> **STATED TASK**:
Reproduce the lines of the material exactly, excluding every image.

> **GIVEN MATERIAL**:
* * *

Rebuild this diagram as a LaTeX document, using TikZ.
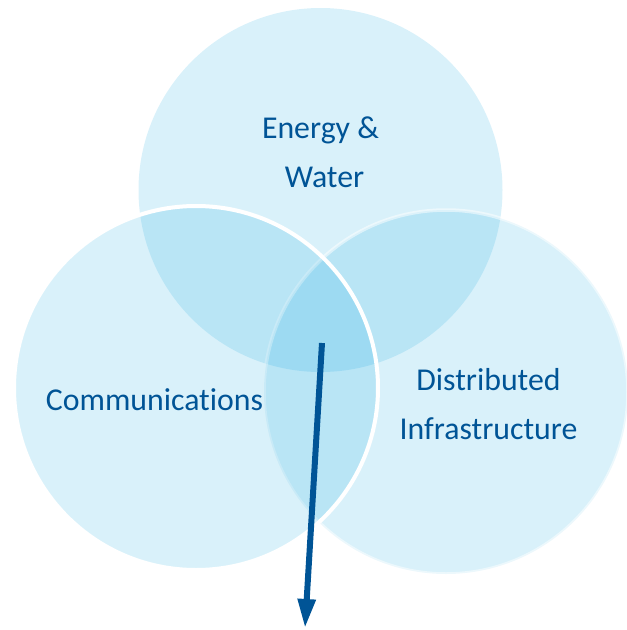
\documentclass[tikz,border=0pt]{standalone}
\usepackage{fontspec}
\setmainfont{Carlito}[Ligatures=NoCommon]
\usetikzlibrary{arrows.meta}
\definecolor{vennfill}{RGB}{0,160,220}
\definecolor{labelblue}{RGB}{0,84,150}
\tikzset{
  venn/.style={circle, minimum size=364pt, inner sep=0pt, outer sep=0pt, fill=vennfill, fill opacity=0.15},
  vennlabel/.style={text=labelblue, font=\fontsize{31.8}{49}\selectfont, inner sep=0pt, anchor=base},
  pointer/.style={draw=labelblue, line width=6pt, -{Triangle[length=29pt,width=17pt]}}
}

\begin{document}
\begin{tikzpicture}[x=1pt,y=1pt]
\useasboundingbox (0,0) rectangle (627,-630);
\node[venn] (energy) at (320.5,-190) {};
\node[venn, draw=white, draw opacity=0.5, line width=3.5pt] (infra) at (446,-392) {};
\node[venn, draw=white, line width=4pt] (comms) at (196,-388) {};

\node[vennlabel] (energytext) at (320.5,-138) {Energy \&};
\node[vennlabel] (watertext) at (324.5,-187) {Water};
\node[vennlabel] (commstext) at (154.5,-410) {Communications};
\node[vennlabel] (distrtext) at (488.5,-390) {Distributed};
\node[vennlabel] (infratext) at (488.5,-439) {Infrastructure};

\coordinate (core) at (322,-343);
\coordinate (down) at (305,-628);
\draw[pointer] (core) -- (down);
\end{tikzpicture}
\end{document}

* * *

> **SOLUTION**:
Rebuild this diagram as a LaTeX document, using TikZ.
\documentclass[tikz,border=0pt]{standalone}
\usepackage{fontspec}
\setmainfont{Carlito}[Ligatures=NoCommon]
\usetikzlibrary{arrows.meta}
\definecolor{vennfill}{RGB}{0,160,220}
\definecolor{labelblue}{RGB}{0,84,150}
\tikzset{
  venn/.style={circle, minimum size=364pt, inner sep=0pt, outer sep=0pt, fill=vennfill, fill opacity=0.15},
  vennlabel/.style={text=labelblue, font=\fontsize{31.8}{49}\selectfont, inner sep=0pt, anchor=base},
  pointer/.style={draw=labelblue, line width=6pt, -{Triangle[length=29pt,width=17pt]}}
}

\begin{document}
\begin{tikzpicture}[x=1pt,y=1pt]
\useasboundingbox (0,0) rectangle (627,-630);
\node[venn] (energy) at (320.5,-190) {};
\node[venn, draw=white, draw opacity=0.5, line width=3.5pt] (infra) at (446,-392) {};
\node[venn, draw=white, line width=4pt] (comms) at (196,-388) {};

\node[vennlabel] (energytext) at (320.5,-138) {Energy \&};
\node[vennlabel] (watertext) at (324.5,-187) {Water};
\node[vennlabel] (commstext) at (154.5,-410) {Communications};
\node[vennlabel] (distrtext) at (488.5,-390) {Distributed};
\node[vennlabel] (infratext) at (488.5,-439) {Infrastructure};

\coordinate (core) at (322,-343);
\coordinate (down) at (305,-628);
\draw[pointer] (core) -- (down);
\end{tikzpicture}
\end{document}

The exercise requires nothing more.